* _Exercise brief_
Every line from the one holding "What matplotlib code" through the one holding "linewidth=0.8, zorder=2)" should be returned exactly, both included; the pictures should not.
BEGIN Supplied records
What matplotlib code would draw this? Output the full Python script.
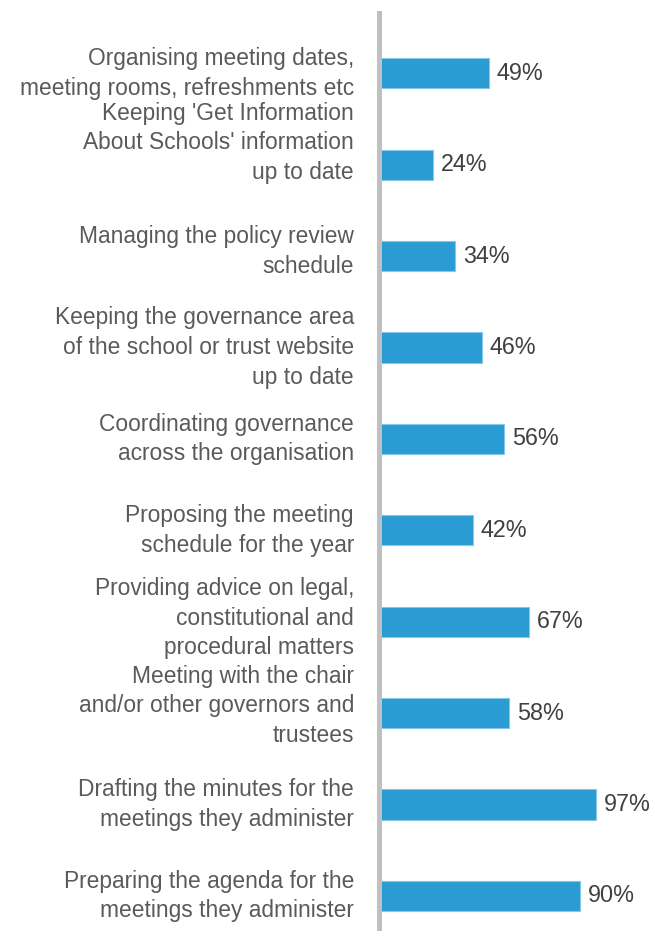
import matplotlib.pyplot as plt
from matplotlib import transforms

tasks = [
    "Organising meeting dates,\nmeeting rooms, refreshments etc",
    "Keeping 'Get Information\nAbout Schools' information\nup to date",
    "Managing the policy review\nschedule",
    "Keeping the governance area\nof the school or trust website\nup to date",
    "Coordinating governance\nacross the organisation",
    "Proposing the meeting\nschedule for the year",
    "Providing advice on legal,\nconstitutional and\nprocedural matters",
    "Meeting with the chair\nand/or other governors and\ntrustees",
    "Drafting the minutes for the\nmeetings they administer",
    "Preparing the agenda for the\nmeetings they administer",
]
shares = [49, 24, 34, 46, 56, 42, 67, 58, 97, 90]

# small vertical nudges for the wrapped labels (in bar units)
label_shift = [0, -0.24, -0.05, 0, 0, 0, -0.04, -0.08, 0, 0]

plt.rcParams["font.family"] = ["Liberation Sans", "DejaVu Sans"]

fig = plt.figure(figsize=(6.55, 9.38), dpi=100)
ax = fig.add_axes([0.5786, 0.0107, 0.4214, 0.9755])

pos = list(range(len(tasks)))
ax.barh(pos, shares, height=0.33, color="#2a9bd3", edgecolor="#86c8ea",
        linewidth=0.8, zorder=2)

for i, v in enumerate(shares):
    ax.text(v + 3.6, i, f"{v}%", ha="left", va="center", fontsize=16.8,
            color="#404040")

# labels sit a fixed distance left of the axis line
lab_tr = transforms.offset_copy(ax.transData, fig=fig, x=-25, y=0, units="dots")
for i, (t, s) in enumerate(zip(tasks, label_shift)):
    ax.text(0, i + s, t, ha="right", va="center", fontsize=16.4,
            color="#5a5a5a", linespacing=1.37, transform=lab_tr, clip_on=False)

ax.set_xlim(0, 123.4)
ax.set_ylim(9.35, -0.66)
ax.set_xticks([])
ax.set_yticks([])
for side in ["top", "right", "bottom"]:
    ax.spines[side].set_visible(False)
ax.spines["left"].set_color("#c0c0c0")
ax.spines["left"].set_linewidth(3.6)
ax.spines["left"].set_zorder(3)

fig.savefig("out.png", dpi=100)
END Supplied records
BEGIN Supplied records
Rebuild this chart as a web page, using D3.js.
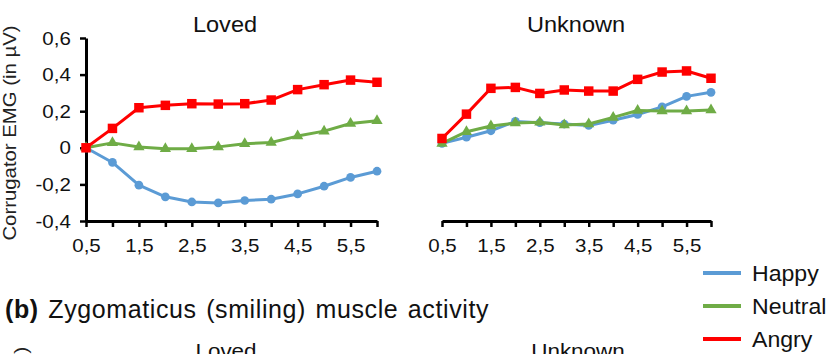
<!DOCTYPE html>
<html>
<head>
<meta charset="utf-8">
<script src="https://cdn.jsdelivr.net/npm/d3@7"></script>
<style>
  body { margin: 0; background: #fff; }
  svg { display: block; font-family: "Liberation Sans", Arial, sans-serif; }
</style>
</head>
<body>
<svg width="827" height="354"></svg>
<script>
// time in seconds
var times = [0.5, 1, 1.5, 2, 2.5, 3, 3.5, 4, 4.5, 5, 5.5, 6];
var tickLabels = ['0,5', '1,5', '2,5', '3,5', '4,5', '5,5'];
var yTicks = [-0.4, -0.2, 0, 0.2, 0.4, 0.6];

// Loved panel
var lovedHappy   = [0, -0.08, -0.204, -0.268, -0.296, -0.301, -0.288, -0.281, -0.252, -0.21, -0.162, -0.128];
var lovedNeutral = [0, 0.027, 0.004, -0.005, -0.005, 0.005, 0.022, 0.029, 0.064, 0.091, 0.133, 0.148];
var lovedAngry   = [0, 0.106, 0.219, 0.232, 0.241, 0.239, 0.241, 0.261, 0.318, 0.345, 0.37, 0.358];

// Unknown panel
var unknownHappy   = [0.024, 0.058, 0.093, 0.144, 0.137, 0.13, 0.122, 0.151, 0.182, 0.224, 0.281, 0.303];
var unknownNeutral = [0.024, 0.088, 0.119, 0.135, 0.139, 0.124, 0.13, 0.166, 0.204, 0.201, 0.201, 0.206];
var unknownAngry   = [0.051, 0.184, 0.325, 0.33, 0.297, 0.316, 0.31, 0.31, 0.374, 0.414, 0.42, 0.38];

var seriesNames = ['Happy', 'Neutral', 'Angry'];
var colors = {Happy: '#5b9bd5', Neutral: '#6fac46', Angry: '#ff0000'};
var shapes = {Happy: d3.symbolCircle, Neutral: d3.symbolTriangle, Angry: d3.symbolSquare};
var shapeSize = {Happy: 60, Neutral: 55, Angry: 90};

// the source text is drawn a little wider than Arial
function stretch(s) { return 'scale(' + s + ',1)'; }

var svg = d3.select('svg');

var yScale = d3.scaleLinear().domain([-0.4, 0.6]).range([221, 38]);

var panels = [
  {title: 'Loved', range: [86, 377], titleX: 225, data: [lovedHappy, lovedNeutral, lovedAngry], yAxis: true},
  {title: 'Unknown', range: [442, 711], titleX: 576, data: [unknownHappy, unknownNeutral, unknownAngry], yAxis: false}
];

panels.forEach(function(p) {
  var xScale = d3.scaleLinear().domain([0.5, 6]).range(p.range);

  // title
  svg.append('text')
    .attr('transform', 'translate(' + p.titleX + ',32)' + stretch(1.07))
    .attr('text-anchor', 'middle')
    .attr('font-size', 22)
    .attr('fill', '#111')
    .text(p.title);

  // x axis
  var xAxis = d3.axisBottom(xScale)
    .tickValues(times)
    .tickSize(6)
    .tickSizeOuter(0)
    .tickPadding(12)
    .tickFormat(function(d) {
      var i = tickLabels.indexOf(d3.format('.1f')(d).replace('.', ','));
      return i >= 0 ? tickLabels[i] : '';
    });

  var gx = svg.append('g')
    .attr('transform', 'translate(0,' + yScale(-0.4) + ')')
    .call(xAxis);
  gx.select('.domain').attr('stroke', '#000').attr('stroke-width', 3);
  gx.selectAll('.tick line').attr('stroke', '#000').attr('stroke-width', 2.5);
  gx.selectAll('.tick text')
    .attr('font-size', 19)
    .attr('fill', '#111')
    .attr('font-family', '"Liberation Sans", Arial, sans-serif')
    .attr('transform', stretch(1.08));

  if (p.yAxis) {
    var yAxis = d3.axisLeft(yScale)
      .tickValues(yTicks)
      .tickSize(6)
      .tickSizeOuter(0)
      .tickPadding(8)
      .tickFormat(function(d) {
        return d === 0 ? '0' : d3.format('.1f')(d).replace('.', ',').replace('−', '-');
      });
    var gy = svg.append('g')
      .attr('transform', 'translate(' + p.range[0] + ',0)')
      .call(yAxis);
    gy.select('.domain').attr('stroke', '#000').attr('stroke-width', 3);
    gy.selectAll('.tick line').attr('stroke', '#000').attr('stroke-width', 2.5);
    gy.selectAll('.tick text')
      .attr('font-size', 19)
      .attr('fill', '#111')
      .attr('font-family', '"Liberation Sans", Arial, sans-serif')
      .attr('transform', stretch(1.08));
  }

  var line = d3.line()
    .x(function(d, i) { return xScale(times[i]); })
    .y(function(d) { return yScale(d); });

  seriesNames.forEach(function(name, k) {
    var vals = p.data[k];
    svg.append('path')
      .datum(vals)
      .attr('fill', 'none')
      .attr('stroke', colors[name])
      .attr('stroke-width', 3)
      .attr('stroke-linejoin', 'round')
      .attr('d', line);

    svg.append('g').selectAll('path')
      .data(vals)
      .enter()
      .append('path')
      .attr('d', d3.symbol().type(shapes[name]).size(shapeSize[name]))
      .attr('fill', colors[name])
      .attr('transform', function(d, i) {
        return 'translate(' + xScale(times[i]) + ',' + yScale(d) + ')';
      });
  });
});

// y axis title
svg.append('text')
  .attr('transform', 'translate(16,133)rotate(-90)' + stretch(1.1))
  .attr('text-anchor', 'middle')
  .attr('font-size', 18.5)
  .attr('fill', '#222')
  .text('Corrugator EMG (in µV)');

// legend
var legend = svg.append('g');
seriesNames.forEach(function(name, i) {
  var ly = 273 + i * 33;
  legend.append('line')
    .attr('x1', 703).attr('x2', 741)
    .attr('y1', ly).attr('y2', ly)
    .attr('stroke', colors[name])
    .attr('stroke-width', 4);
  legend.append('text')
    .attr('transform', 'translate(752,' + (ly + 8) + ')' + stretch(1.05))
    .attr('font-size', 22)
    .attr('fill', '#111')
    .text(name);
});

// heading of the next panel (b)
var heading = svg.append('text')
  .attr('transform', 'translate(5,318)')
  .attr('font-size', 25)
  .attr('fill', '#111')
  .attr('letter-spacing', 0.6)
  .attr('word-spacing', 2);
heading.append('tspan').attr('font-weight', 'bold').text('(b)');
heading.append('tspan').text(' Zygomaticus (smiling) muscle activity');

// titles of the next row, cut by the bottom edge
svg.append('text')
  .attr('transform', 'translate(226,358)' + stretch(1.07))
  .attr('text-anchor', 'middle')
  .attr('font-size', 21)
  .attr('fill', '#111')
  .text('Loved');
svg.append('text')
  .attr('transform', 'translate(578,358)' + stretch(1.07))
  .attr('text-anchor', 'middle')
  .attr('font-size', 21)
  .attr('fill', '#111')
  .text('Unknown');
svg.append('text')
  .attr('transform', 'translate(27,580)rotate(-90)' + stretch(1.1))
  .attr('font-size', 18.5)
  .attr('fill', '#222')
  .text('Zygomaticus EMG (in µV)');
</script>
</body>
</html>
END Supplied records
* _Solution to the exercise_
What matplotlib code would draw this? Output the full Python script.
import matplotlib.pyplot as plt
from matplotlib import transforms

tasks = [
    "Organising meeting dates,\nmeeting rooms, refreshments etc",
    "Keeping 'Get Information\nAbout Schools' information\nup to date",
    "Managing the policy review\nschedule",
    "Keeping the governance area\nof the school or trust website\nup to date",
    "Coordinating governance\nacross the organisation",
    "Proposing the meeting\nschedule for the year",
    "Providing advice on legal,\nconstitutional and\nprocedural matters",
    "Meeting with the chair\nand/or other governors and\ntrustees",
    "Drafting the minutes for the\nmeetings they administer",
    "Preparing the agenda for the\nmeetings they administer",
]
shares = [49, 24, 34, 46, 56, 42, 67, 58, 97, 90]

# small vertical nudges for the wrapped labels (in bar units)
label_shift = [0, -0.24, -0.05, 0, 0, 0, -0.04, -0.08, 0, 0]

plt.rcParams["font.family"] = ["Liberation Sans", "DejaVu Sans"]

fig = plt.figure(figsize=(6.55, 9.38), dpi=100)
ax = fig.add_axes([0.5786, 0.0107, 0.4214, 0.9755])

pos = list(range(len(tasks)))
ax.barh(pos, shares, height=0.33, color="#2a9bd3", edgecolor="#86c8ea",
        linewidth=0.8, zorder=2)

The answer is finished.